Relationship to adjacent patterns¶
- patterns/set-algebra-on-theta-sketches — the specific read-side operation for audience-overlap / incrementality queries. Uses Theta sketches stored under this pattern.
- patterns/local-global-aggregation-split — the general decomposition that this pattern specialises to mergeable probabilistic structures.
- patterns/dual-granularity-rollup-tables — pre-existing rollup pattern; this pattern extends it from count / sum aggregates to percentile / distinct / top-K / distinct-plus- metric.

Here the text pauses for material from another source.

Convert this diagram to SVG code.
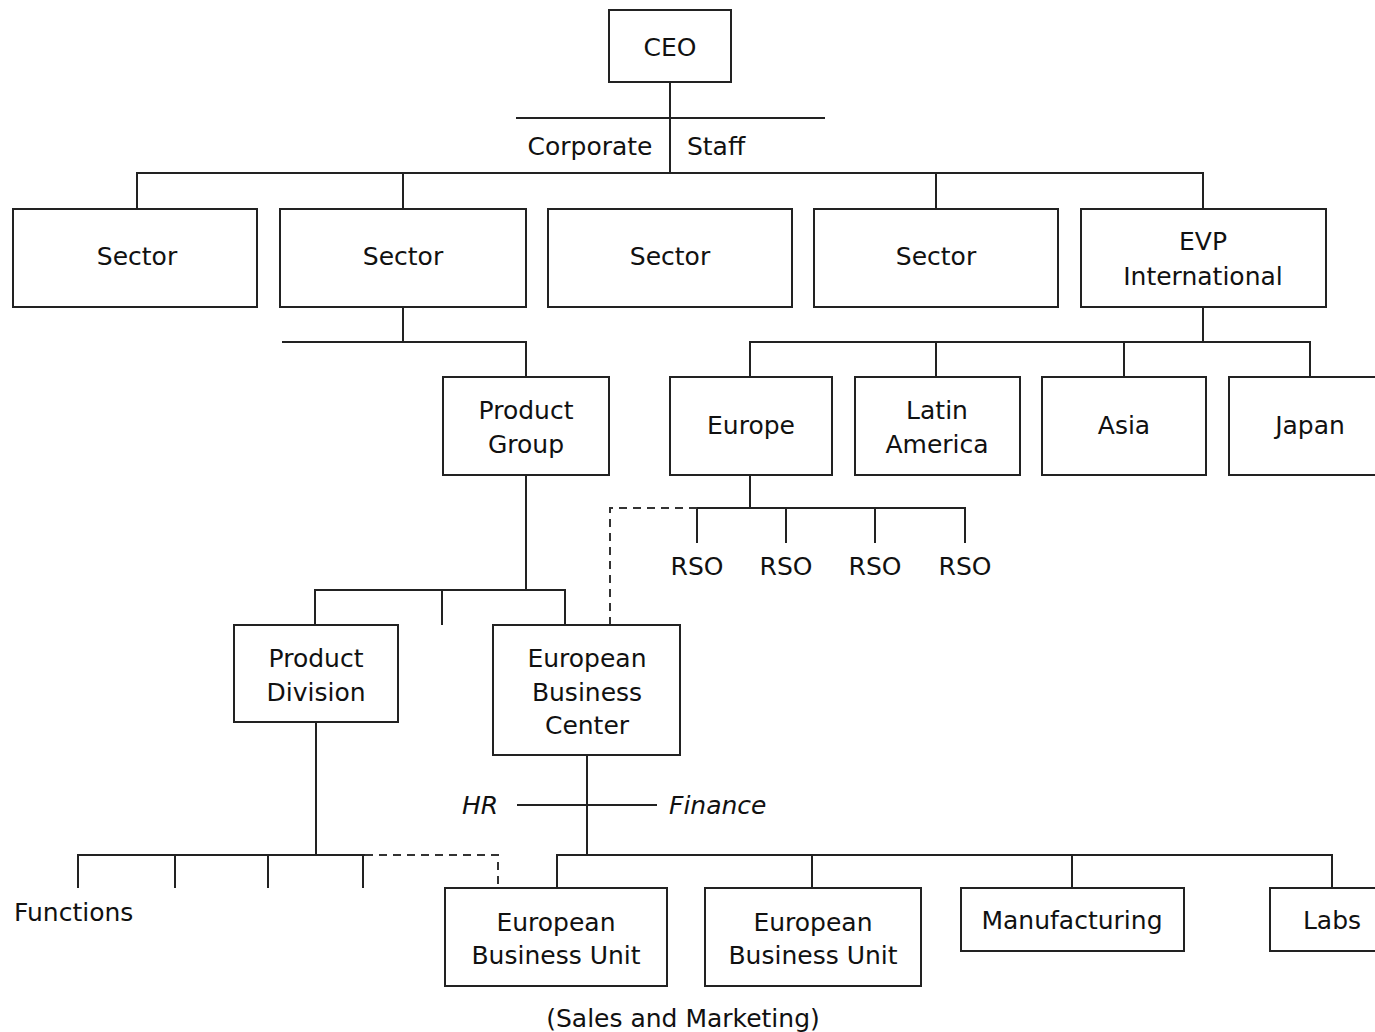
<svg xmlns="http://www.w3.org/2000/svg" width="1375" height="1032" viewBox="0 0 1375 1032">
<style>
.box{fill:#fff;stroke:#222;stroke-width:2}
.ln{fill:none;stroke:#222;stroke-width:2}
.ds{fill:none;stroke:#333;stroke-width:2;stroke-dasharray:8 6}
text{font-family:"DejaVu Sans","Liberation Sans",sans-serif;font-size:25px;fill:#111;text-anchor:middle}
.it{font-style:italic}
.st{text-anchor:start}
</style>
<rect width="1375" height="1032" fill="#fff"/>
<g id="connectors">
<path class="ln" d="M670 82V173M516 118H825M137 209V173H1203V209M403 173V209M936 173V209"/>
<path class="ln" d="M403 307V342M282 342H526V377"/>
<path class="ln" d="M526 475V590M315 625V590H565V625M442 590V625"/>
<path class="ln" d="M1203 307V342M750 377V342H1310V377M936 342V377M1124 342V377"/>
<path class="ln" d="M750 475V508M697 543V508H965V543M786 508V543M875 508V543"/>
<path class="ds" d="M610 625V508H697"/>
<path class="ln" d="M587 755V855M517 805H657M557 888V855H1332V888M812 855V888M1072 855V888"/>
<path class="ln" d="M316 722V855M78 888V855H365M175 855V888M268 855V888M363 855V888"/>
<path class="ds" d="M365 855H498V888"/>
</g>
<g id="ceo"><rect class="box" x="609" y="10" width="122" height="72"/><text x="670" y="56">CEO</text></g>
<g id="corporate-staff"><text x="590" y="155">Corporate</text><text x="716" y="155">Staff</text></g>
<g id="sector1"><rect class="box" x="13" y="209" width="244" height="98"/><text x="137" y="265">Sector</text></g>
<g id="sector2"><rect class="box" x="280" y="209" width="246" height="98"/><text x="403" y="265">Sector</text></g>
<g id="sector3"><rect class="box" x="548" y="209" width="244" height="98"/><text x="670" y="265">Sector</text></g>
<g id="sector4"><rect class="box" x="814" y="209" width="244" height="98"/><text x="936" y="265">Sector</text></g>
<g id="evp"><rect class="box" x="1081" y="209" width="245" height="98"/><text x="1203" y="250">EVP</text><text x="1203" y="285">International</text></g>
<g id="product-group"><rect class="box" x="443" y="377" width="166" height="98"/><text x="526" y="419">Product</text><text x="526" y="453">Group</text></g>
<g id="europe"><rect class="box" x="670" y="377" width="162" height="98"/><text x="751" y="434">Europe</text></g>
<g id="latin-america"><rect class="box" x="855" y="377" width="165" height="98"/><text x="937" y="419">Latin</text><text x="937" y="453">America</text></g>
<g id="asia"><rect class="box" x="1042" y="377" width="164" height="98"/><text x="1124" y="434">Asia</text></g>
<g id="japan"><rect class="box" x="1229" y="377" width="160" height="98"/><text x="1310" y="434">Japan</text></g>
<g id="rso"><text x="697" y="575">RSO</text><text x="786" y="575">RSO</text><text x="875" y="575">RSO</text><text x="965" y="575">RSO</text></g>
<g id="product-division"><rect class="box" x="234" y="625" width="164" height="97"/><text x="316" y="667">Product</text><text x="316" y="701">Division</text></g>
<g id="ebc"><rect class="box" x="493" y="625" width="187" height="130"/><text x="587" y="667">European</text><text x="587" y="701">Business</text><text x="587" y="734">Center</text></g>
<g id="hr-finance"><text class="it" x="480" y="814">HR</text><text class="it st" x="669" y="814">Finance</text></g>
<g id="functions"><text class="st" x="14" y="921">Functions</text></g>
<g id="ebu1"><rect class="box" x="445" y="888" width="222" height="98"/><text x="556" y="931">European</text><text x="556" y="964">Business Unit</text></g>
<g id="ebu2"><rect class="box" x="705" y="888" width="216" height="98"/><text x="813" y="931">European</text><text x="813" y="964">Business Unit</text></g>
<g id="manufacturing"><rect class="box" x="961" y="888" width="223" height="63"/><text x="1072" y="929">Manufacturing</text></g>
<g id="labs"><rect class="box" x="1270" y="888" width="120" height="63"/><text x="1332" y="929">Labs</text></g>
<g id="sales-marketing"><text x="683" y="1027">(Sales and Marketing)</text></g>
</svg>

- concepts/sketch-as-mysql-binary-column — same pattern applied to MySQL BLOB columns with loadable C++ functions (PlanetScale Insights). The Delta Lake version benefits from Spark's distributed merge; the MySQL version from OLTP read path.
Seen in¶
- sources/2026-04-29-databricks-approximate-answers-exact-decisions-new-sketch-functions-for-analytics — Databricks canonicalises the pattern as the intended workflow for its new sketch function families. The post's explicit framing: "Build them once during your daily ETL. Store them as columns in Delta tables. When a dashboard needs P50/P90/P99 for any time range, merge the precomputed sketches in milliseconds instead of rescanning raw data."